--- Task goal ---
Present each line of the entries below that holds the word "document".

Records with drawing code:
________

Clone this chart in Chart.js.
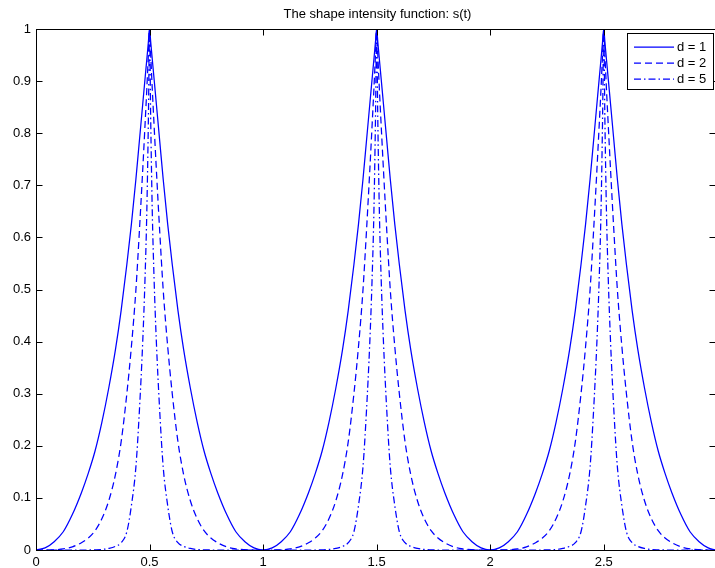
<!DOCTYPE html>
<html>
<head>
<meta charset="utf-8">
<script src="https://cdn.jsdelivr.net/npm/chart.js@4.4.0/dist/chart.umd.min.js"></script>
<style>
  html, body { margin: 0; padding: 0; background: #fff; }
</style>
</head>
<body>
<canvas id="shapeChart" width="715" height="568"></canvas>
<script>
// t values (denser near the peaks at 0.5, 1.5, 2.5)
const tValues = [
  0, 0.04, 0.08, 0.12, 0.16, 0.2, 0.23, 0.26, 0.29, 0.32, 0.35, 0.375, 0.4, 0.42, 0.44, 0.455, 0.47, 0.48, 0.488, 0.495,
  0.5, 0.505, 0.512, 0.52, 0.53, 0.545, 0.56, 0.58, 0.6, 0.625, 0.65, 0.68, 0.71, 0.74, 0.77, 0.8, 0.84, 0.88, 0.92, 0.96,
  1, 1.04, 1.08, 1.12, 1.16, 1.2, 1.23, 1.26, 1.29, 1.32, 1.35, 1.375, 1.4, 1.42, 1.44, 1.455, 1.47, 1.48, 1.488, 1.495,
  1.5, 1.505, 1.512, 1.52, 1.53, 1.545, 1.56, 1.58, 1.6, 1.625, 1.65, 1.68, 1.71, 1.74, 1.77, 1.8, 1.84, 1.88, 1.92, 1.96,
  2, 2.04, 2.08, 2.12, 2.16, 2.2, 2.23, 2.26, 2.29, 2.32, 2.35, 2.375, 2.4, 2.42, 2.44, 2.455, 2.47, 2.48, 2.488, 2.495,
  2.5, 2.505, 2.512, 2.52, 2.53, 2.545, 2.56, 2.58, 2.6, 2.625, 2.65, 2.68, 2.71, 2.74, 2.77, 2.8, 2.84, 2.88, 2.92, 2.96,
  2.99
];

// s(t) for d = 1
const d1Values = [
  0, 0.004, 0.016, 0.035, 0.068, 0.11, 0.147, 0.19, 0.245, 0.31, 0.385, 0.46, 0.548, 0.625, 0.712, 0.784, 0.856, 0.904, 0.942, 0.976,
  1, 0.976, 0.942, 0.904, 0.856, 0.784, 0.712, 0.625, 0.548, 0.46, 0.385, 0.31, 0.245, 0.19, 0.147, 0.11, 0.068, 0.035, 0.016, 0.004,
  0, 0.004, 0.016, 0.035, 0.068, 0.11, 0.147, 0.19, 0.245, 0.31, 0.385, 0.46, 0.548, 0.625, 0.712, 0.784, 0.856, 0.904, 0.942, 0.976,
  1, 0.976, 0.942, 0.904, 0.856, 0.784, 0.712, 0.625, 0.548, 0.46, 0.385, 0.31, 0.245, 0.19, 0.147, 0.11, 0.068, 0.035, 0.016, 0.004,
  0, 0.004, 0.016, 0.035, 0.068, 0.11, 0.147, 0.19, 0.245, 0.31, 0.385, 0.46, 0.548, 0.625, 0.712, 0.784, 0.856, 0.904, 0.942, 0.976,
  1, 0.976, 0.942, 0.904, 0.856, 0.784, 0.712, 0.625, 0.548, 0.46, 0.385, 0.31, 0.245, 0.19, 0.147, 0.11, 0.068, 0.035, 0.016, 0.004,
  0
];

// s(t) for d = 2
const d2Values = [
  0, 0, 0.0005, 0.002, 0.006, 0.014, 0.023, 0.037, 0.06, 0.094, 0.145, 0.208, 0.3, 0.39, 0.5, 0.61, 0.73, 0.815, 0.885, 0.952,
  1, 0.952, 0.885, 0.815, 0.73, 0.61, 0.5, 0.39, 0.3, 0.208, 0.145, 0.094, 0.06, 0.037, 0.023, 0.014, 0.006, 0.002, 0.0005, 0,
  0, 0, 0.0005, 0.002, 0.006, 0.014, 0.023, 0.037, 0.06, 0.094, 0.145, 0.208, 0.3, 0.39, 0.5, 0.61, 0.73, 0.815, 0.885, 0.952,
  1, 0.952, 0.885, 0.815, 0.73, 0.61, 0.5, 0.39, 0.3, 0.208, 0.145, 0.094, 0.06, 0.037, 0.023, 0.014, 0.006, 0.002, 0.0005, 0,
  0, 0, 0.0005, 0.002, 0.006, 0.014, 0.023, 0.037, 0.06, 0.094, 0.145, 0.208, 0.3, 0.39, 0.5, 0.61, 0.73, 0.815, 0.885, 0.952,
  1, 0.952, 0.885, 0.815, 0.73, 0.61, 0.5, 0.39, 0.3, 0.208, 0.145, 0.094, 0.06, 0.037, 0.023, 0.014, 0.006, 0.002, 0.0005, 0,
  0
];

// s(t) for d = 5
const d5Values = [
  0, 0, 0, 0, 0, 0, 0, 0.0003, 0.001, 0.003, 0.007, 0.014, 0.035, 0.085, 0.16, 0.265, 0.4, 0.52, 0.65, 0.83,
  1, 0.83, 0.65, 0.52, 0.4, 0.265, 0.16, 0.085, 0.035, 0.014, 0.007, 0.003, 0.001, 0.0003, 0, 0, 0, 0, 0, 0,
  0, 0, 0, 0, 0, 0, 0, 0.0003, 0.001, 0.003, 0.007, 0.014, 0.035, 0.085, 0.16, 0.265, 0.4, 0.52, 0.65, 0.83,
  1, 0.83, 0.65, 0.52, 0.4, 0.265, 0.16, 0.085, 0.035, 0.014, 0.007, 0.003, 0.001, 0.0003, 0, 0, 0, 0, 0, 0,
  0, 0, 0, 0, 0, 0, 0, 0.0003, 0.001, 0.003, 0.007, 0.014, 0.035, 0.085, 0.16, 0.265, 0.4, 0.52, 0.65, 0.83,
  1, 0.83, 0.65, 0.52, 0.4, 0.265, 0.16, 0.085, 0.035, 0.014, 0.007, 0.003, 0.001, 0.0003, 0, 0, 0, 0, 0, 0,
  0
];

const seriesLabels = ['d = 1', 'd = 2', 'd = 5'];
const xTickValues = [0, 0.5, 1, 1.5, 2, 2.5];
const yTickValues = [0, 0.1, 0.2, 0.3, 0.4, 0.5, 0.6, 0.7, 0.8, 0.9, 1];
const chartTitle = 'The shape intensity function: s(t)';

const FONT = '"Liberation Sans", Arial, Helvetica, sans-serif';
const toPoints = (ys) => tValues.map((t, i) => ({ x: t, y: ys[i] }));

// MATLAB-like frame: box, inward ticks, title and boxed legend
const matlabFrame = {
  id: 'matlabFrame',
  afterDraw(chart) {
    const { ctx, chartArea: a, scales } = chart;
    const L = Math.round(a.left) + 0.5, R = Math.round(a.right) + 0.5;
    const T = Math.round(a.top) + 0.5, B = Math.round(a.bottom) + 0.5;
    const tick = 6;
    ctx.save();
    ctx.strokeStyle = '#000';
    ctx.lineWidth = 1;
    ctx.setLineDash([]);
    ctx.strokeRect(L, T, R - L, B - T);
    ctx.beginPath();
    yTickValues.forEach(v => {
      const y = Math.round(scales.y.getPixelForValue(v)) + 0.5;
      ctx.moveTo(L, y); ctx.lineTo(L + tick, y);
      ctx.moveTo(R, y); ctx.lineTo(R - tick, y);
    });
    xTickValues.forEach(v => {
      const x = Math.round(scales.x.getPixelForValue(v)) + 0.5;
      ctx.moveTo(x, B); ctx.lineTo(x, B - tick);
      ctx.moveTo(x, T); ctx.lineTo(x, T + tick);
    });
    ctx.stroke();

    // title
    ctx.fillStyle = '#000';
    ctx.font = '13px ' + FONT;
    ctx.textAlign = 'center';
    ctx.textBaseline = 'alphabetic';
    ctx.fillText(chartTitle, (a.left + a.right) / 2 + 2, 18);

    // legend
    const lx = 627.5, ly = 33.5, lw = 86, lh = 56;
    ctx.fillStyle = '#fff';
    ctx.fillRect(lx, ly, lw, lh);
    ctx.strokeStyle = '#000';
    ctx.strokeRect(lx, ly, lw, lh);
    ctx.textAlign = 'left';
    ctx.textBaseline = 'middle';
    chart.data.datasets.forEach((ds, i) => {
      const y = Math.round(ly + 13 + i * 16.3);
      ctx.strokeStyle = ds.borderColor;
      ctx.lineWidth = ds.borderWidth;
      ctx.setLineDash(ds.borderDash || []);
      ctx.beginPath();
      ctx.moveTo(634, y);
      ctx.lineTo(674, y);
      ctx.stroke();
      ctx.setLineDash([]);
      ctx.fillStyle = '#000';
      ctx.fillText(ds.label, 677, y + 0.5);
    });
    ctx.restore();
  }
};

const ctx = document.getElementById('shapeChart').getContext('2d');
new Chart(ctx, {
  type: 'line',
  data: {
    datasets: [
      { label: seriesLabels[0], data: toPoints(d1Values), borderColor: '#0000ff', borderWidth: 1.25, borderDash: [] },
      { label: seriesLabels[1], data: toPoints(d2Values), borderColor: '#0000ff', borderWidth: 1.25, borderDash: [7, 4] },
      { label: seriesLabels[2], data: toPoints(d5Values), borderColor: '#0000ff', borderWidth: 1.25, borderDash: [7, 3, 1.5, 3] }
    ]
  },
  options: {
    responsive: false,
    animation: false,
    elements: {
      point: { radius: 0 },
      line: { cubicInterpolationMode: 'monotone', fill: false }
    },
    layout: { padding: { top: 29, left: 0, right: 0, bottom: 0 } },
    plugins: {
      legend: { display: false },
      tooltip: { enabled: false },
      title: { display: false }
    },
    scales: {
      x: {
        type: 'linear',
        min: 0,
        max: 2.99,
        grid: { display: false, drawTicks: false },
        border: { display: false },
        afterBuildTicks: (axis) => { axis.ticks = xTickValues.map(v => ({ value: v })); },
        afterFit: (axis) => { axis.height = 18; },
        ticks: {
          color: '#000',
          font: { family: FONT, size: 13 },
          padding: 5,
          maxRotation: 0,
          autoSkip: false,
          callback: (v) => String(v)
        }
      },
      y: {
        type: 'linear',
        min: 0,
        max: 1,
        grid: { display: false, drawTicks: false },
        border: { display: false },
        afterBuildTicks: (axis) => { axis.ticks = yTickValues.map(v => ({ value: v })); },
        afterFit: (axis) => { axis.width = 36; },
        ticks: {
          color: '#000',
          font: { family: FONT, size: 13 },
          padding: 5,
          autoSkip: false,
          callback: (v) => String(v)
        }
      }
    }
  },
  plugins: [matlabFrame]
});
</script>
</body>
</html>
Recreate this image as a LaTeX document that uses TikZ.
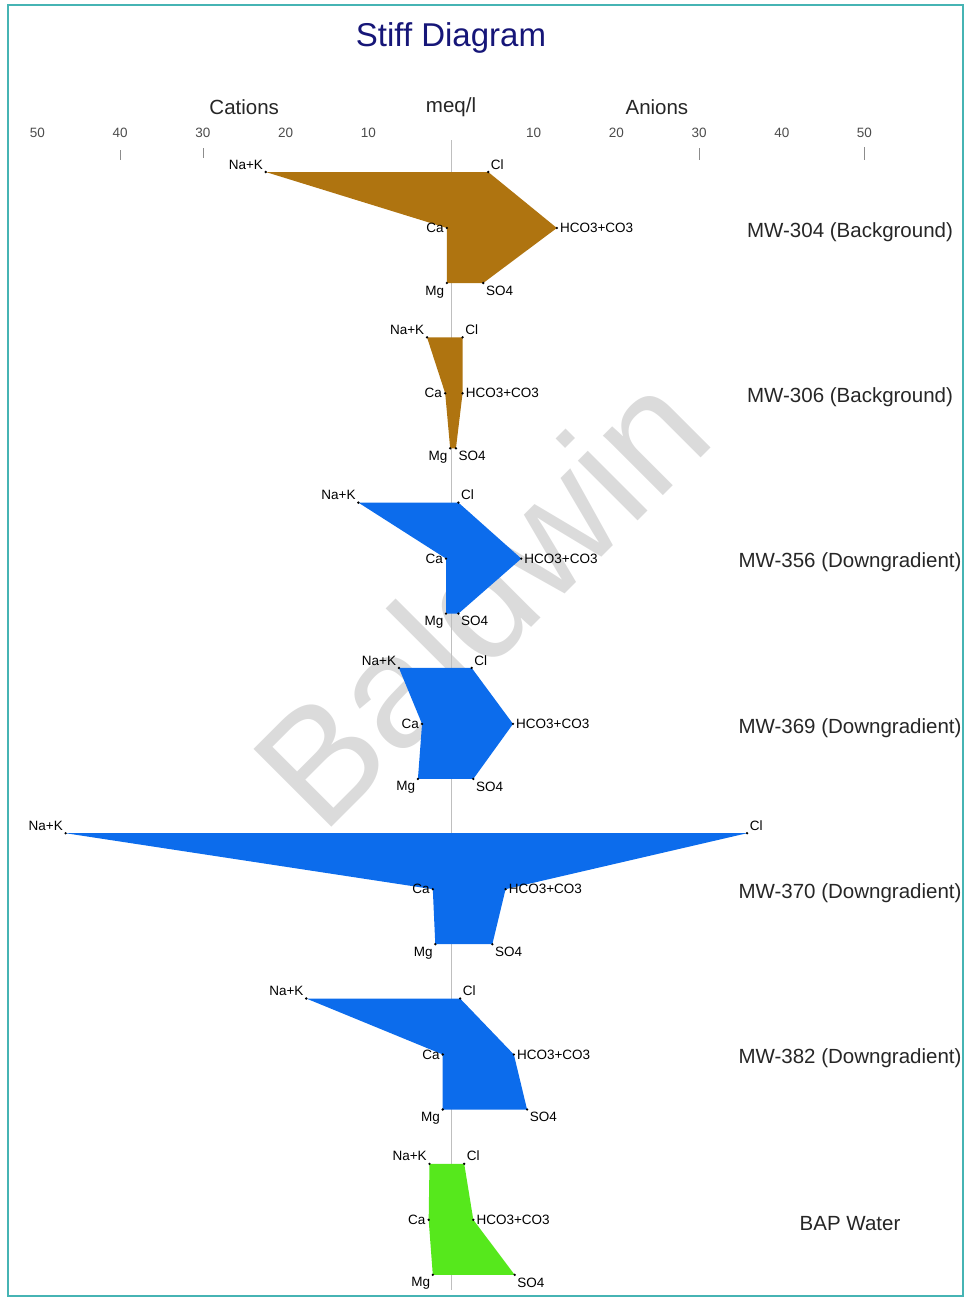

________

--- Task response ---
const ctx = document.getElementById('shapeChart').getContext('2d');
Recreate this image as a LaTeX document that uses TikZ.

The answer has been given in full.